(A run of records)
* begin *

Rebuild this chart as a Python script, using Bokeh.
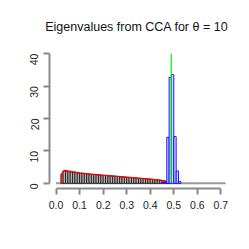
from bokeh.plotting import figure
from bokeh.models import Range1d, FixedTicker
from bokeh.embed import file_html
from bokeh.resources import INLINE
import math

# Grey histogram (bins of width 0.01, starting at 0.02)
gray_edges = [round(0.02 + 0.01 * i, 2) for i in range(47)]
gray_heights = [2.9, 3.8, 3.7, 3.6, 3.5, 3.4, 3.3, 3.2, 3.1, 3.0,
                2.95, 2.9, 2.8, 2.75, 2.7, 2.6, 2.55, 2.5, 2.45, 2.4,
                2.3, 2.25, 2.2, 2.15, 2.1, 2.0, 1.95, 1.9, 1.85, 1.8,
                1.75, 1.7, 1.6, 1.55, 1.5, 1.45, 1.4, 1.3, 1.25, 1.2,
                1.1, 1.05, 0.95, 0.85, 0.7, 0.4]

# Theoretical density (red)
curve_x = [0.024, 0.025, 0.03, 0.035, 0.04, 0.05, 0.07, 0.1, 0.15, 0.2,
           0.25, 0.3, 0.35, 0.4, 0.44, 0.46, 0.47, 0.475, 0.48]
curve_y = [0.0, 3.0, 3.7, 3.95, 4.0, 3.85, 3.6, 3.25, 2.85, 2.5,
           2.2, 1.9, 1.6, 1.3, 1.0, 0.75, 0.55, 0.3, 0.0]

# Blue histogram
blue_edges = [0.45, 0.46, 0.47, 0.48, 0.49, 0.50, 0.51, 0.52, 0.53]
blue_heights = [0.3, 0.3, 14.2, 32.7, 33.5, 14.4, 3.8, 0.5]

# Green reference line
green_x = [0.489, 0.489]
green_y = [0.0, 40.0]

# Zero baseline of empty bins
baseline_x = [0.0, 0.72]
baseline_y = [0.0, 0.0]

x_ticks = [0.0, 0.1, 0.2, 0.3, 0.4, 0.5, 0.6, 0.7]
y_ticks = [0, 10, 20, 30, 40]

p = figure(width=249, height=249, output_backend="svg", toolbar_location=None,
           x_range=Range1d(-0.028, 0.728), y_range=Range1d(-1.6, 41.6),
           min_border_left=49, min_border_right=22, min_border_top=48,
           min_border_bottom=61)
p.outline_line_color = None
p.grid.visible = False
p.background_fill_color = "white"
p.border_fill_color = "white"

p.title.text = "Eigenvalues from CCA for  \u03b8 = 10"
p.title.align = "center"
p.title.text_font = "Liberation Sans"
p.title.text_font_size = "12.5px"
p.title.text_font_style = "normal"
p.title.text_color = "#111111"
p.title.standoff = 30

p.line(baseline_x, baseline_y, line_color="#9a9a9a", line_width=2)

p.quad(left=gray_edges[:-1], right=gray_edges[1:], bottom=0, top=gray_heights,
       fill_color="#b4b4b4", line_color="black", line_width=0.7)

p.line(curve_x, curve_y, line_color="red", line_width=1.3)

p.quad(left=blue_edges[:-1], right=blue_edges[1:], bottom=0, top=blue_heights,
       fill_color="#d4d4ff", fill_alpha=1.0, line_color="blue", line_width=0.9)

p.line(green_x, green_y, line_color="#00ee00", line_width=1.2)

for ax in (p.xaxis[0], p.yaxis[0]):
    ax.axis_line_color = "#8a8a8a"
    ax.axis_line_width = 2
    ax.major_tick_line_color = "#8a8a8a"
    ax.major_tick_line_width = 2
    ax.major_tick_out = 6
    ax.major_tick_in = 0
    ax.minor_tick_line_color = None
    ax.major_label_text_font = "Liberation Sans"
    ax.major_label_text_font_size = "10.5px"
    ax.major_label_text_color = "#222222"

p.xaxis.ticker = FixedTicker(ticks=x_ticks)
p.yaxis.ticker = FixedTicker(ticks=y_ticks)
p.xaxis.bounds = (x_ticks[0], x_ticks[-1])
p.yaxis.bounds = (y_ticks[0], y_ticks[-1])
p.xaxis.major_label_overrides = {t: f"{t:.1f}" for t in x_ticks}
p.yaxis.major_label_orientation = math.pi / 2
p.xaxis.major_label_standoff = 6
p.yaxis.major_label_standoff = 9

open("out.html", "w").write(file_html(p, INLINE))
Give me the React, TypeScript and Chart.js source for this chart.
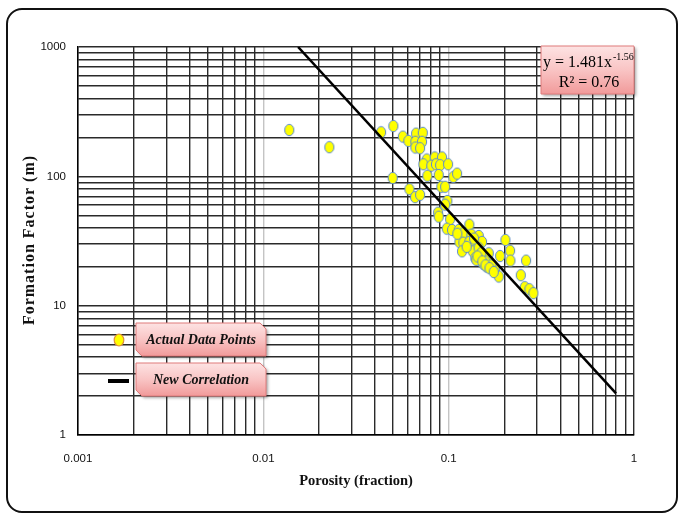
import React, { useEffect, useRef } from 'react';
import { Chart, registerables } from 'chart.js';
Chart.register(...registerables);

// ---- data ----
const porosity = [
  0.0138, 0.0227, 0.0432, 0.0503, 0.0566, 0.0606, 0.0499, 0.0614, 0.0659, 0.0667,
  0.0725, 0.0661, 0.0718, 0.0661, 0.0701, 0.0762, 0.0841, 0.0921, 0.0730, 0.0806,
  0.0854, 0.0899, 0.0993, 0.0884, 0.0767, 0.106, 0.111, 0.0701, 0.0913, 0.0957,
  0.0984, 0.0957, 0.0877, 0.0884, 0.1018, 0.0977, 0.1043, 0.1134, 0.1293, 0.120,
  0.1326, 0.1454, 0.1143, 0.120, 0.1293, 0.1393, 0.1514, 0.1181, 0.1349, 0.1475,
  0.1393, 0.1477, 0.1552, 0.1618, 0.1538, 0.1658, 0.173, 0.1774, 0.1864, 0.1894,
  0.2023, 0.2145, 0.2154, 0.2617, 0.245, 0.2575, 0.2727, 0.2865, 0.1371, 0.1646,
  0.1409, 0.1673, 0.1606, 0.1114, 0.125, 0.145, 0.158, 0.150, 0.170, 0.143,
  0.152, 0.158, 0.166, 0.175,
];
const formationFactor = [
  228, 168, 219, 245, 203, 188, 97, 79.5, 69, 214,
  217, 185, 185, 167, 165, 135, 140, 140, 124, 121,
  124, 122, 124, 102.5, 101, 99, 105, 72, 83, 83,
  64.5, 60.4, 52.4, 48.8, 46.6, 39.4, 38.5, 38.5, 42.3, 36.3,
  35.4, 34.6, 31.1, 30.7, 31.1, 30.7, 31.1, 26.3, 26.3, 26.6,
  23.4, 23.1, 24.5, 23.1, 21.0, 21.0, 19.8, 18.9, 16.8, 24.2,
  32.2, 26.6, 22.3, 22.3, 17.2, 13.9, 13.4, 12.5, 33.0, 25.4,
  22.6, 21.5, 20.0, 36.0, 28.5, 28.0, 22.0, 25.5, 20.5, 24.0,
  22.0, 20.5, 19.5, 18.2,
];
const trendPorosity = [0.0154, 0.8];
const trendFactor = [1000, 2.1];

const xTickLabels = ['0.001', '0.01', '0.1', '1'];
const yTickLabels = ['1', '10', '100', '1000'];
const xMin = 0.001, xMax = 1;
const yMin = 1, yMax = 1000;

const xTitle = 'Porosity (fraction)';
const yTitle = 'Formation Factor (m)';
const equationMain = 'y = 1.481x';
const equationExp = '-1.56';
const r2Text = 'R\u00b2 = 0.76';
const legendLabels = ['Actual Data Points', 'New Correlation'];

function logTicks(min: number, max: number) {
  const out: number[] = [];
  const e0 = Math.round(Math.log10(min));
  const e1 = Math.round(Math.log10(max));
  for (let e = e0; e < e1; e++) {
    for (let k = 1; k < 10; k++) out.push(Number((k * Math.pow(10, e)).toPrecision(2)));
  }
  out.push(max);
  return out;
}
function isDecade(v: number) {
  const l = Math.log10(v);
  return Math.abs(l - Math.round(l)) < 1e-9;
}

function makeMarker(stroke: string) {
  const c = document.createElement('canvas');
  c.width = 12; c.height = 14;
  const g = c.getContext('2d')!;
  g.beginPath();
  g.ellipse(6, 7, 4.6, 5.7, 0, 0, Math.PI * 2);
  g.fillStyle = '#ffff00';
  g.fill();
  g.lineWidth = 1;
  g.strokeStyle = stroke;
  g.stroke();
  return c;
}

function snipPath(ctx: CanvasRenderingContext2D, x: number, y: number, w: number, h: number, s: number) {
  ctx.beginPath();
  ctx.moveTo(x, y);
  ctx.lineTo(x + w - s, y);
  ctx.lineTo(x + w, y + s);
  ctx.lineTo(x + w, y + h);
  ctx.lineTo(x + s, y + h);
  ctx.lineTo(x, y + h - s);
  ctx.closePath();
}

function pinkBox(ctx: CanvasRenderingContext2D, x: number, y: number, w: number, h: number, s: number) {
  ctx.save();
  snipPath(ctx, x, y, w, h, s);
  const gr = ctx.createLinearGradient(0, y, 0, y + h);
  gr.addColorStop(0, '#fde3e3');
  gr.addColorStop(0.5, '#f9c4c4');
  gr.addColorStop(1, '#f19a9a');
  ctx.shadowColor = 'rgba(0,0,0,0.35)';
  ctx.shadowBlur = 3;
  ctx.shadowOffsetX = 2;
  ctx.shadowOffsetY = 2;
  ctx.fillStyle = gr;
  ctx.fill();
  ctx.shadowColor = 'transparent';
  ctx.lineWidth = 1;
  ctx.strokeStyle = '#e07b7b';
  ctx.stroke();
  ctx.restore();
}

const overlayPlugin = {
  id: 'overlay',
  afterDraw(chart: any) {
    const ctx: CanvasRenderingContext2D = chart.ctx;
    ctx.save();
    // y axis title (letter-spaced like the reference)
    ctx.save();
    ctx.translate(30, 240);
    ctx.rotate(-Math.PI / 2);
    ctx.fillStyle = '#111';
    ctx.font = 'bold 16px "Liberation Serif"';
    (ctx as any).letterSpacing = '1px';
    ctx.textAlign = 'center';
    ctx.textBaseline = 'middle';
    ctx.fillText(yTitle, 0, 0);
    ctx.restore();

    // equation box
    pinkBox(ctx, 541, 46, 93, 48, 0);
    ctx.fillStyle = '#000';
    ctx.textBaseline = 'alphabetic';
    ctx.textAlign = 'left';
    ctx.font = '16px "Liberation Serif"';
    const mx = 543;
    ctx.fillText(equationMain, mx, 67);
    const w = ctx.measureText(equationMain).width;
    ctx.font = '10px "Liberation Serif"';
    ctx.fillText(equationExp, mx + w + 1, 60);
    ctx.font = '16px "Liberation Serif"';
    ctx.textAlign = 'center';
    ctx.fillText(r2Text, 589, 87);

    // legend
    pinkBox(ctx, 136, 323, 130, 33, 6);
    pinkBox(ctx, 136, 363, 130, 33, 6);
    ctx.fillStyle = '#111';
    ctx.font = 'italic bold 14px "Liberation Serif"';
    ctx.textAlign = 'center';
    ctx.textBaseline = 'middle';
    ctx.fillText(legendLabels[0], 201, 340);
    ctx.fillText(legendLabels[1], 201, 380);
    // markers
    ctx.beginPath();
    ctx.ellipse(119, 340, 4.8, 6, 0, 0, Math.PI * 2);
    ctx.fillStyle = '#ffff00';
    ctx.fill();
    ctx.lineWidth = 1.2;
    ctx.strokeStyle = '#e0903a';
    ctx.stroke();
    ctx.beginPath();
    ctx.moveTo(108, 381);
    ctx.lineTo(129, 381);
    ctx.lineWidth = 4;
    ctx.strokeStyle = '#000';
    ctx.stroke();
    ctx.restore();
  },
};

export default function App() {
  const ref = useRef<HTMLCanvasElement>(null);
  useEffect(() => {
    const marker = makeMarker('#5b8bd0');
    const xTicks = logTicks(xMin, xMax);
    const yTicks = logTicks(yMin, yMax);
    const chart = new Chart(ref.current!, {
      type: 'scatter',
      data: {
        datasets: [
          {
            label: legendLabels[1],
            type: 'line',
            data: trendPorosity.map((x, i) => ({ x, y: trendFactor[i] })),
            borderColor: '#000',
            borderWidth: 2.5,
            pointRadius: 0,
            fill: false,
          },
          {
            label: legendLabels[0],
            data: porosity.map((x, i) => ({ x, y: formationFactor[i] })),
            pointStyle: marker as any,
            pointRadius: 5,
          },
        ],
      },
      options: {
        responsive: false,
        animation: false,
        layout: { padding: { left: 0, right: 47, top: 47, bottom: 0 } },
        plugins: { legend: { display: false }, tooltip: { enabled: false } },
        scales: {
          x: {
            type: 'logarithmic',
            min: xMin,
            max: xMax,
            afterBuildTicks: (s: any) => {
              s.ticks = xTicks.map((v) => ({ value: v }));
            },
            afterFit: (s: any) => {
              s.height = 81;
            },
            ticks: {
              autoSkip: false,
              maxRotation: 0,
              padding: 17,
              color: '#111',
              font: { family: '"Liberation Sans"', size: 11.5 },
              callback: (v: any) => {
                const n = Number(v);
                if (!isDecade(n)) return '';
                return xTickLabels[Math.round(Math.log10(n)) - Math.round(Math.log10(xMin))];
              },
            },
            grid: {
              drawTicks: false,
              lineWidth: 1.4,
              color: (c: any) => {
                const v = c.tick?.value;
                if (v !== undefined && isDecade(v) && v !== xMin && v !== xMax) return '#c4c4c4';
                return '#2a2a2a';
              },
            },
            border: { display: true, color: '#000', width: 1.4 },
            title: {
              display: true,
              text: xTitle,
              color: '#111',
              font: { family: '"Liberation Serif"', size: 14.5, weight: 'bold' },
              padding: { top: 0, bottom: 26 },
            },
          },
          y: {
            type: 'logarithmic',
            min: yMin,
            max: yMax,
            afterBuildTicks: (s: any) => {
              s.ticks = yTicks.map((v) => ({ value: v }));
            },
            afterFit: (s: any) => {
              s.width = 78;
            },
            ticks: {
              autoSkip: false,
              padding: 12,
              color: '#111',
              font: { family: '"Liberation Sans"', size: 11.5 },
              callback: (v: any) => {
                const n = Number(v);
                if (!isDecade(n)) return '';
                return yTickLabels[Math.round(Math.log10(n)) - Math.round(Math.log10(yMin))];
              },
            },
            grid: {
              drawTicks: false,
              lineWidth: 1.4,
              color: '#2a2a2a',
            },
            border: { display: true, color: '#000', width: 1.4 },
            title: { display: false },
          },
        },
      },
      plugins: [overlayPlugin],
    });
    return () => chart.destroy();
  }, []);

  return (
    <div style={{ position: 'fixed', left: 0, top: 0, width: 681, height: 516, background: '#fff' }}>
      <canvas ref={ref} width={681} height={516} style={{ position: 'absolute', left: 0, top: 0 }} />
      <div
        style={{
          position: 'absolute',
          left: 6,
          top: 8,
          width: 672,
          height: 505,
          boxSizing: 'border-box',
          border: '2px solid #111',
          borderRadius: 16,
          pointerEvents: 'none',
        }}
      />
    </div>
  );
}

* end *

Given request:
Make an exact copy of the lines from the one that contains "Give me the" through the one that contains "Chart.register(...registerables);", both included, and no other lines. Pictures are skipped.

Reply to the task:
Give me the React, TypeScript and Chart.js source for this chart.
import React, { useEffect, useRef } from 'react';
import { Chart, registerables } from 'chart.js';
Chart.register(...registerables);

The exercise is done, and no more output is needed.